«Ora bisogna cambiare la legge e prevedere pene più severe» per chi, guidando ubriaco o sotto l'effetto di stupefacenti, provoca la morte di persone innocenti. E' il messaggio lanciato dai genitori di alcune delle giovani vittime di Appignano del Tronto, al termine del processo in appello, che si è concluso oggi con la conferma della condanna di primo grado a sei anni e mezzo di carcere per Marco Ahmetovic. C'è ora «più dolore che rabbia» nel cuore di Timoteo Luciani, padre di Alex, uno dei quattro «ragazzi del muretto», travolti e uccisi dal rom, ubriaco alla guida di un furgone. Pur nel suo dolore, Luciani accoglie la conferma della sentenza come una vittoria e «un onore, per noi che ci siamo impegnati in quest battaglia». Dopo la tragedia, Luciani e Luigi Corradetti, padre di David, hanno animato marce e partecipato a manifestazioni, oltre ad essere presenti in varie trasmissioni televisive, per chiedere giustizia. Luciani definisce "ridicola" la pena chiesta dal pm di Ascoli Piceno (quattro anni e due mesi), superata dalla sentenza di primo grado. E quanto ai sei anni e mezzo confermati oggi, spera che Ahmetovic «se li faccia tutti dentro». Fuori della Corte d' Appello, Corradetti ha trattenuto a stento le lacrime. «Anche se avessero condannato Ahmetovic all'ergastolo - ha detto ai giornalisti -. questo non ci avrebbe restituito i nostri figli». Ma «è giusto che se la pena è quella, lui la deve scontare». I familiari dei ragazzi di Appignano del Tronto continuerano a battersi. «Siamo in tempo di elezioni - ha osservato Corradetti - chiunque le vinca dovrà cambiare la legge».

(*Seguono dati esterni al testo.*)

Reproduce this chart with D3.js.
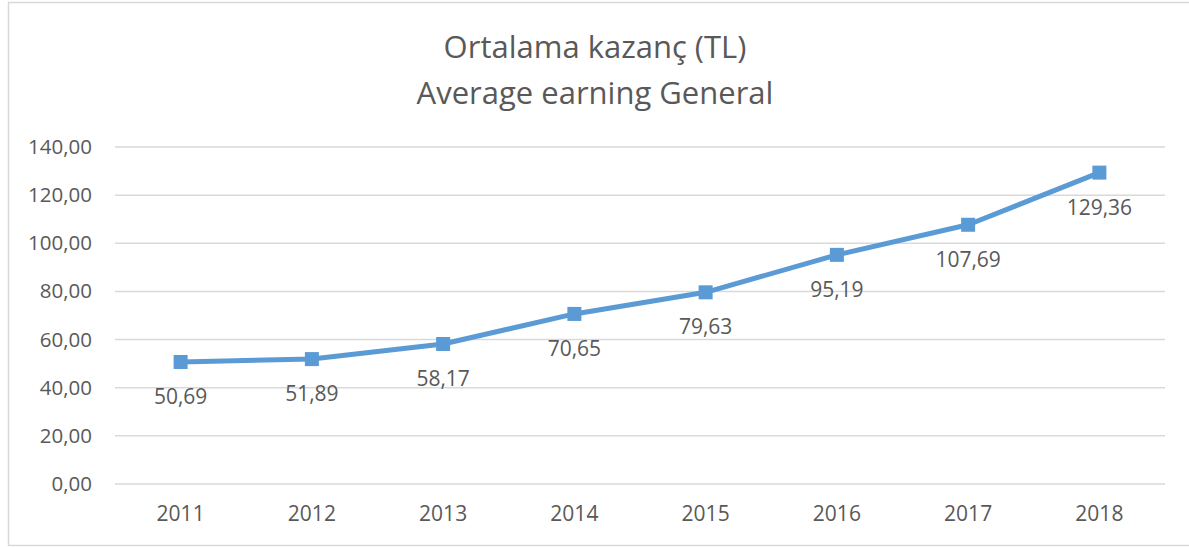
<!DOCTYPE html>
<html>
<head>
<meta charset="utf-8">
<script src="https://cdn.jsdelivr.net/npm/d3@7"></script>
<style>
  body { margin: 0; background: #fff; }
  text { font-family: "Open Sans", sans-serif; fill: #595959; }
</style>
</head>
<body>
<script>
// data
const years = ["2011", "2012", "2013", "2014", "2015", "2016", "2017", "2018"];
const earnings = [50.69, 51.89, 58.17, 70.65, 79.63, 95.19, 107.69, 129.36];
const yTicks = [0, 20, 40, 60, 80, 100, 120, 140];
const titleLines = ["Ortalama kazanç (TL)", "Average earning General"];

const W = 1189, H = 547;
const margin = { top: 147, right: 24, bottom: 63, left: 115 },
  width = W - margin.left - margin.right,
  height = H - margin.top - margin.bottom;

const root = d3.select("body").append("svg")
  .attr("width", W)
  .attr("height", H);

// chart border
root.append("rect")
  .attr("x", 8.5).attr("y", 2.5)
  .attr("width", W + 20).attr("height", 543)
  .attr("fill", "none")
  .attr("stroke", "#d9d9d9")
  .attr("stroke-width", 1.5);

// title
root.selectAll(".title")
  .data(titleLines)
  .enter()
  .append("text")
  .attr("class", "title")
  .attr("x", 595)
  .attr("y", (d, i) => 58 + i * 46)
  .attr("text-anchor", "middle")
  .style("font-size", "31px")
  .text(d => d);

const svg = root.append("g")
  .attr("transform", `translate(${margin.left},${margin.top})`);

const x = d3.scaleBand().domain(years).range([0, width]);
const y = d3.scaleLinear().domain([0, 140]).range([height, 0]);

// gridlines
svg.selectAll(".grid")
  .data(yTicks)
  .enter()
  .append("line")
  .attr("x1", 0).attr("x2", width)
  .attr("y1", d => y(d)).attr("y2", d => y(d))
  .attr("stroke", "#d9d9d9")
  .attr("stroke-width", 1.5);

// y axis
const yAxis = d3.axisLeft(y)
  .tickValues(yTicks)
  .tickSize(0)
  .tickPadding(23)
  .tickFormat(d => d3.format(".2f")(d).replace(".", ","));
svg.append("g").call(yAxis)
  .call(g => g.select(".domain").remove())
  .selectAll("text")
  .style("font-size", "20.5px")
  .attr("fill", "#595959");

// x axis
const xAxis = d3.axisBottom(x).tickSize(0).tickPadding(22);
svg.append("g")
  .attr("transform", `translate(0,${height})`)
  .call(xAxis)
  .call(g => g.select(".domain").remove())
  .selectAll("text")
  .style("font-size", "21px")
  .attr("fill", "#595959");

const pts = years.map((yr, i) => ({ year: yr, value: earnings[i] }));

// line
const line = d3.line()
  .x(d => x(d.year) + x.bandwidth() / 2)
  .y(d => y(d.value));
svg.append("path")
  .datum(pts)
  .attr("d", line)
  .attr("fill", "none")
  .attr("stroke", "#5b9bd5")
  .attr("stroke-width", 5)
  .attr("stroke-linejoin", "round");

// markers
const ms = 14;
svg.selectAll(".marker")
  .data(pts)
  .enter()
  .append("rect")
  .attr("x", d => x(d.year) + x.bandwidth() / 2 - ms / 2)
  .attr("y", d => y(d.value) - ms / 2)
  .attr("width", ms)
  .attr("height", ms)
  .attr("fill", "#5b9bd5");

// data labels
svg.selectAll(".label")
  .data(pts)
  .enter()
  .append("text")
  .attr("x", d => x(d.year) + x.bandwidth() / 2)
  .attr("y", d => y(d.value) + 42)
  .attr("text-anchor", "middle")
  .style("font-size", "21px")
  .text(d => d3.format(".2f")(d.value).replace(".", ","));
</script>
</body>
</html>
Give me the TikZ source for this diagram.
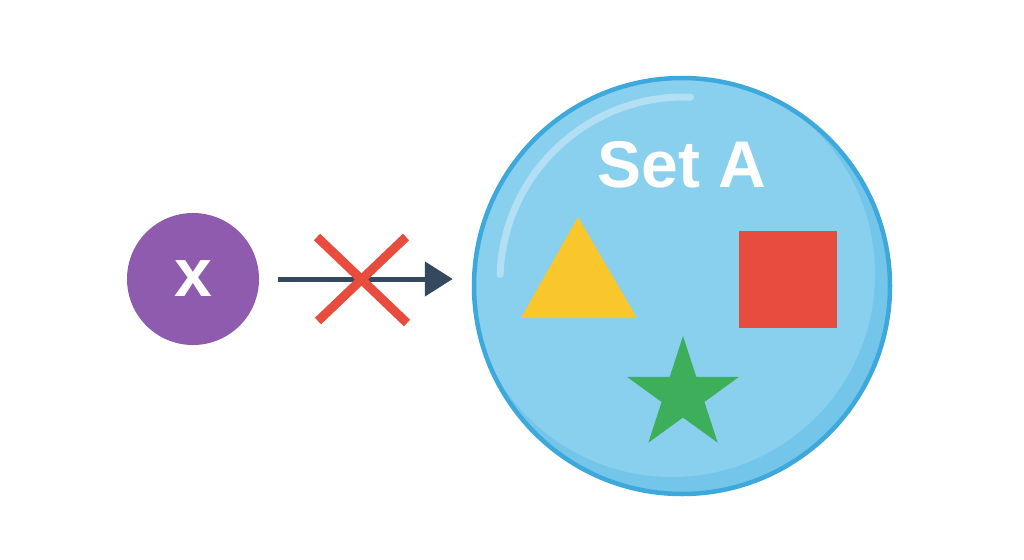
\documentclass[tikz,border=0pt]{standalone}
\usepackage{fontspec}
\setmainfont{Liberation Sans}
\usetikzlibrary{arrows.meta,shapes.geometric,calc}
\definecolor{setfill}{HTML}{89CFEE}
\definecolor{setdark}{HTML}{73C5EA}
\definecolor{setedge}{HTML}{3DA8DB}
\definecolor{elempurple}{HTML}{8E5BAE}
\definecolor{arrowgray}{HTML}{34495E}
\definecolor{crossred}{HTML}{E84C3D}
\definecolor{triyellow}{HTML}{F9C72C}
\definecolor{sqred}{HTML}{E84C3F}
\definecolor{stargreen}{HTML}{3DAE5A}
\tikzset{
  setcircle/.style={circle, minimum size=416pt, inner sep=0pt, line width=4.5pt, draw=setedge},
  elemnode/.style={circle, fill=elempurple, minimum size=132pt, inner sep=0pt, text=white, font=\bfseries\fontsize{68}{68}\selectfont},
  settitle/.style={text=white, font=\bfseries\fontsize{66}{66}\selectfont, inner sep=0pt},
  connector/.style={draw=arrowgray, line width=5pt, -{Triangle[length=28pt,width=34pt]}},
  crossline/.style={draw=crossred, line width=9pt},
}
\begin{document}
\begin{tikzpicture}[x=1pt,y=-1pt]
\useasboundingbox[fill=white] (0,0) rectangle (1024,559);
% big set circle with subtle shading
\fill[setdark] (682,286) circle (208);
\begin{scope}
  \clip (682,286) circle (208);
  \fill[setfill] (672,274) circle (203);
\end{scope}
\node[setcircle] (setA) at (682,286) {};
% highlight arc
\draw[white, opacity=0.35, line width=7pt, line cap=round]
  ({684+184*cos(178)},{281-184*sin(178)}) arc[start angle=-178, end angle=-88, radius=184];
\node[settitle, anchor=base] (title) at (682,187) {Set A};
% triangle
\fill[triyellow] (578,217) -- (637,318) -- (521,318) -- cycle;
% square
\fill[sqred] (739,231) rectangle (837,328);
% star
\node[star, star points=5, star point ratio=2.618, minimum size=118pt, inner sep=0pt, fill=stargreen] (star) at (683,395) {};
% element x
\node[elemnode] (elem) at (193,279) {x};
% arrow
\draw[connector, shorten <=19pt, shorten >=19pt] (elem.east) -- (elem.east -| setA.west);
% red cross
\coordinate (cross) at (362,280);
\draw[crossline] ($(cross)+(-45,-43)$) -- ($(cross)+(45,43)$);
\draw[crossline] ($(cross)+(44,-43)$) -- ($(cross)+(-44,41)$);
\end{tikzpicture}
\end{document}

Quello a carico di Marco Ahmetovic è «un processo unico in Italia» secondo l'avv. Felice Franchi, difensore del rom. Nella sua arringa davanti ai giudici della Corte d'Appello, il legale ha ricordato stamane una frase del presidente della Corte d'Appello delle Marche Mario Buffa, che in occasione dell'inaugurazione dell'Anno Giudiziario aveva parlato di «prevenzione» nei confronti del rom responsabile della strage di Appignano. Secondo Franchi, nessuno è stato trattato come il suo assistito nei tanti casi di decessi provocati da incidenti stradali, citando il più recente, quello della donna che a Roma «ha travolto e ucciso una ragazzina, è fuggita, è stata scoperta dai carabinieri mentre il suo carrozziere le stava riparando l'auto ed è stata in carcere solo per tre giorni». Per Franchi inoltre, il processo Ahemetovic è stato «un processo mediatico». E l'avvocato ha definito "maledetto" il rapporto con l'agente Alessio Sundas, «che ha approfittato della solitudine e dell'ingenuità di Marco Ahmetovic», di cui voleva sfruttare l'immagine per il lancio di una linea di abbigliamento e di un memoriale che «dopo diffide su diffide - ha sottolineato l'avvocato - ora è nelle mani dei carabinieri».
Ci sarebbe un'indagine in corso per tentata estorsione sull'agente Alessio Sundas, che mesi fa aveva lanciato il progetto di una linea di abbigliamento e profumi legata a Marco Ahmetovic e un memoriale, e su Marco Fabiani, proprietario dell'appartamento di Porto d'Ascoli, in cui il rom condannato a sei anni e sei mesi per la strage di Appignano, ha trascorso alcuni mesi agli arresti domiciliari. Lo ha rivelato il legale di Ahmetovic Felice Franchi, stamane nell'arringa alla Corte di Appello di Ancona, che ha poi confermato la sentenza di primo grado. Parlando con i giornalisti durante una pausa dell'udienza, l'avvocato ha detto però di non sapere nulla di più sull'indagine. Davanti ai giudici della Corte di Appello ha però avuto parole dure nei confronti di Sundas e Fabiani, spiegando che Ahmetovic aveva inizialmente accettato le proposte dell'agente pubblcitario «per avere un po' di soldi da dare ai familiari delle vittime». Ma poi aveva preso le distanze. «In realtà - sempre secondo il legale - non è Ahmetovic che ha bisogno di Sundas, ma Sundas che ha bisogno di Ahmetovic». Quanto agli arresti domiciliari nel residence di Porto d'Ascoli - dove Ahmetovic è stato più volte ripreso da fotografi e troupe televisive, che sono anche entrate nel suo appartamento, lo stesso rom - secondo l'avv. Franchi - ad un certo punto avrebbe detto che «era meglio stare in carcere». Un permanenza, quella nell'appartamento di Fabiani, che - a giudizio del legale - «non era opportuna, lo avevo anche fatto presente al procuratore della Repubblica di Ascoli Piceno».